School fire alarm system fixed after News 13 investigation

On Special Assignment

It was a major safety hazard for students that News 13 sounded the alarm on in a Special Assignment a year ago. 

Crownpoint High School northeast of Gallup didn’t have a working fire alarm system for months. 

News 13 alerted the state’s brand new fire marshal about the problem at Crownpoint in January 2018. 

At that time, State Fire Marshal Don Shainin sent an inspector to the school right away. “The system is completely non-working. It’s gonna need to be replaced completely,” he said. 
Shainin said school officials told him they suspect a lightning strike in 2017 caused the whole system to go down. He said his office should’ve been notified back then.

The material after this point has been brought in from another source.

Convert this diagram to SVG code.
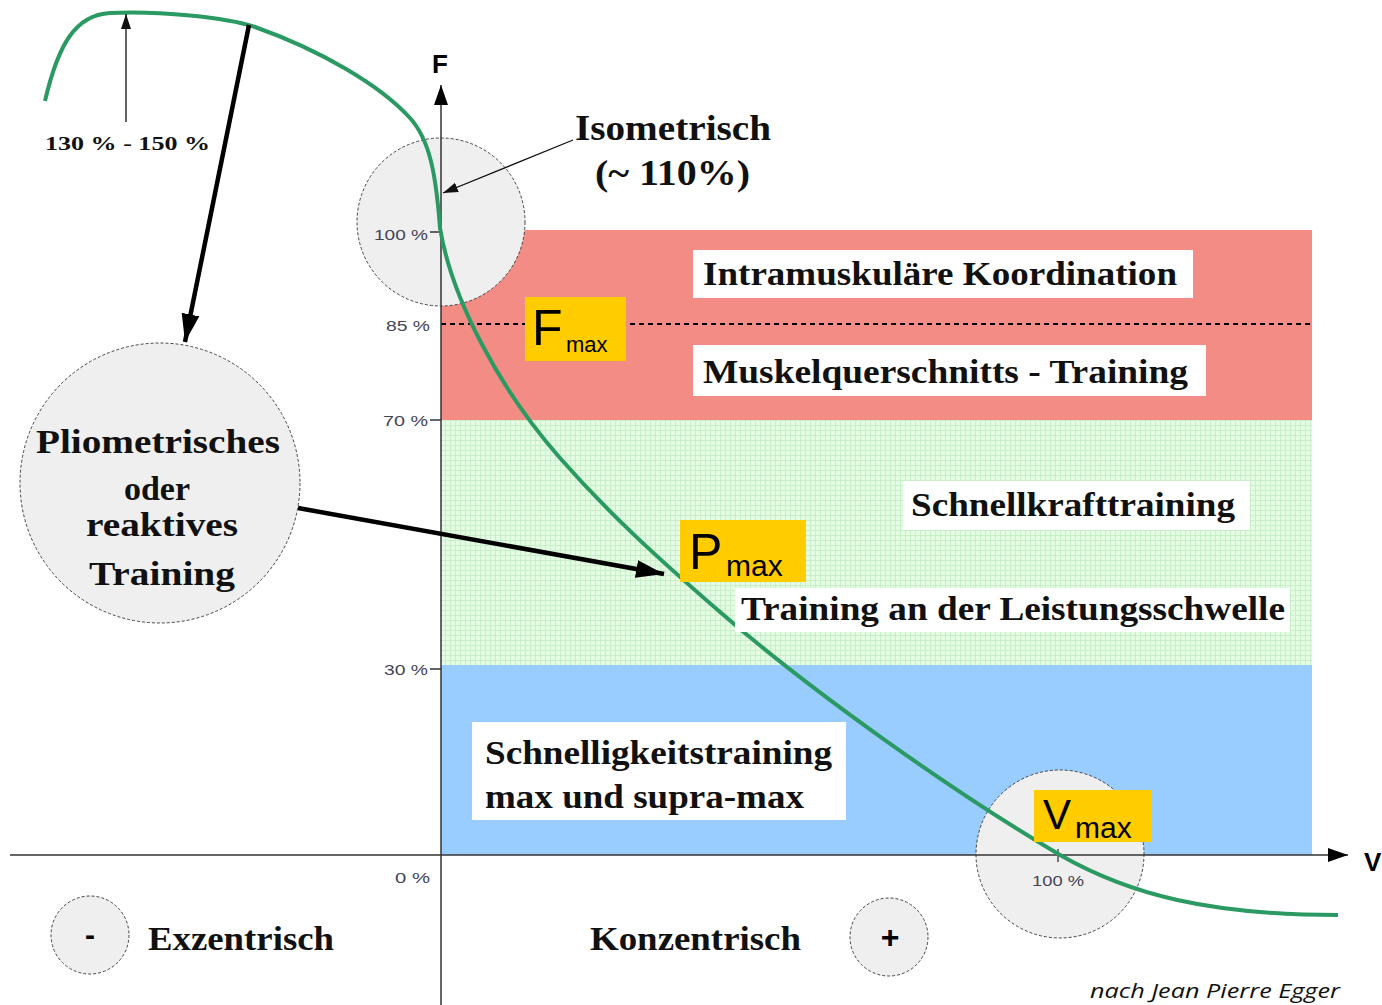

KRQE News 13 learned the non-working alarm system dated back to 1998, and a new one would be expensive. 

Documents show the district got an estimate, which came back at $34,593.35. 

At the time, News 13 was told it could be weeks before the system was fixed. 

The school said that work was done in late January 2018, but once again, Shainin’s office says it should have been notified so the state can inspect and approve the plans. 

“They have to submit plans to the State Fire Marshal’s Office and then our codes division reviews the plans and makes changes needed or improves them,” Shainin explained. In this case, Crownpoint contracted the work first and plans were submitted to the state after the fact. 

In the event of a fire, the alarms would have went off, Shainin explained. However, there were changes to the system that the state required. “Just some revisions. We were moving placement of pull stations, and things like that to suit the schools better.”

“There was no endangerment to the children that were attending the school, there was just a lot of internal plans and communication issues, and I’m trying to streamline a lot of that,” Shainin explained. 

Superintendent Mike Hyatt told KRQE News 13 via email that the school has been working with the state to add additional components to the system, and provide information. 

A year after News 13’s original report, Shainin said the State Fire Marshal’s office gave its final seal of approval after an inspection in December for Crownpoint High School’s fire alarm system.  

“On my side, I’m gonna just try to make sure that we have better communication with the Navajo Nation, and McKinley County, and those that are involved in every step of the way on this process,” Shainin added. 

The State Fire Marshal’s Office oversees every state school in New Mexico with regard to fire safety. But with limited inspectors, the state relies on the schools themselves to reach out if they have a problem.